I think it was Jung that discussed particularly good transistors for this duty.

Finally,
a DC coupled amplifier with servo control of the output offset is great as long as all components are working properly.
Add a DC detect and output isolation to protect your speakers in case anything becomes faulty. Consider also adding an input mute activated by that same DC detect circuit.

 

[aparatusonitus]

A right way to protect an J-Fet servo opamp input which I've learned recently from ilimzn

 

[Redshift187]

Ok, starting on the input side. I've been reading more about servos, and it was recommended that servo amps have a low pass filter at the input so they don't oscillate at frequencies above the audio range. Does this sound like a good idea?

In the meantime I'll do more research about transistors for servo protection and DC detection circuitry.

 

[Redshift187]

Ok, finally got around to updating this. Here is the amp circuit with the shunt resistor, input pot, input buffer removed, transistors for op-amp protection.

In order to keep the schematics easier to read, I'm making the DC detector and protection circuit a separate schematic.

 

[Redshift187]

Finally got back to working on this. I decided to put the voltage regulators on board, and keep the protection circuitry off board for this version. In version 2 I'll put the protection circuitry on board too.

Schematic:

 

[Redshift187]

Silkscreen and component placement:

 

[Redshift187]

Top layer:

 

[Redshift187]

Bottom layer:

 

[Redshift187]

Complete layout:

 

[Redshift187]

I have ordered boards very similar to the ones posted here (I thickened the power tracks, etc). I also ordered a speaker protection kit from eBay with the following schematic: http://s700.photobucket.com/albums/ww7/albert_tzeng/?action=view&current=SP0419-1.png

My question is, it appears that C3, C3' and C5, C5' are pairs of electrolytics placed in opposite polarity. Would it be better for me to just use a bipolar electrolytic in place of C3 and C5 and use a wire in place of C3' and C5'?

 

[peranders]

A right way to protect an J-Fet servo opamp input which I've learned recently from ilimzn

This is not a good way because the servo can be extremely overdriven. It's better to have diodes between the inputs.

 

[peranders]

Complete layout:

You have very thing power lines but it may not be a problem if the amp will go in light duty but for carrying 10 A peak it's not much.
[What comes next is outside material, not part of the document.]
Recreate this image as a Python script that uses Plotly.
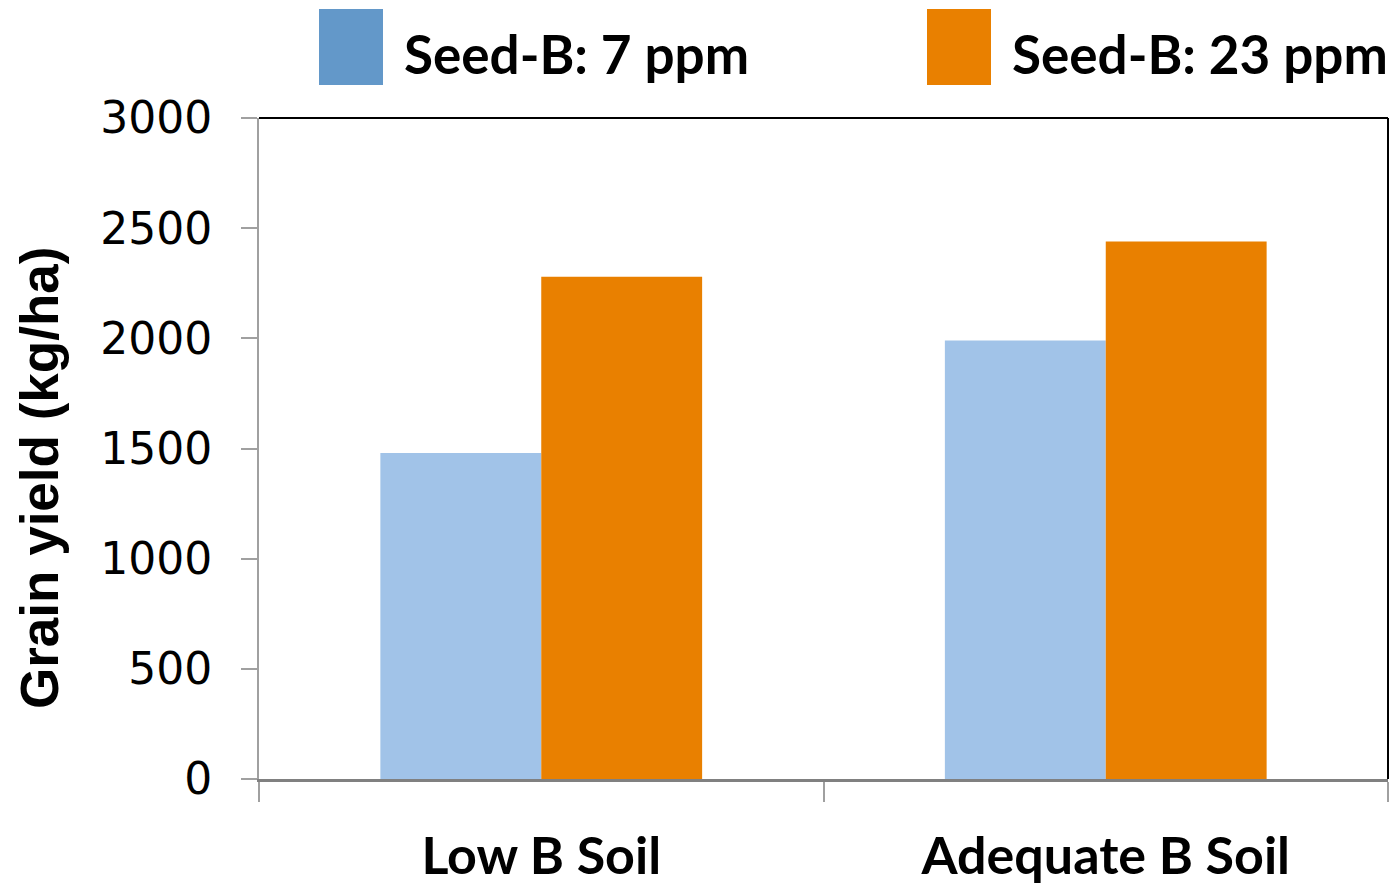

My take with 95 um (2.5 oz.) copper

 

[peranders]

My question is, it appears that C3, C3' and C5, C5' are pairs of electrolytics placed in opposite polarity. Would it be better for me to just use a bipolar electrolytic in place of C3 and C5 and use a wire in place of C3' and C5'?

No!

 

[Redshift187]

Yeah, I realized the power (and ground) tracks were too small, and made them much wider before I ordered the prototypes.

So, why is it a bad idea to replace those two electrolytics with a non-polar one? I've read that it's questionable to use two electrolytics reversed like that.

 

[aparatusonitus]

This is not a good way because the servo can be extremely overdriven. It's better to have diodes between the inputs.

We only need to ensure that the signal does not appear above or below servo opamp PSU voltage on his input. It is clear that will not appear at the + input which is earthed.

 

[peranders]

Yeah, I realized the power (and ground) tracks were too small, and made them much wider before I ordered the prototypes.

So, why is it a bad idea to replace those two electrolytics with a non-polar one? I've read that it's questionable to use two electrolytics reversed like that.

The caps aren't reversed in any way. This is a very normal application for such parts.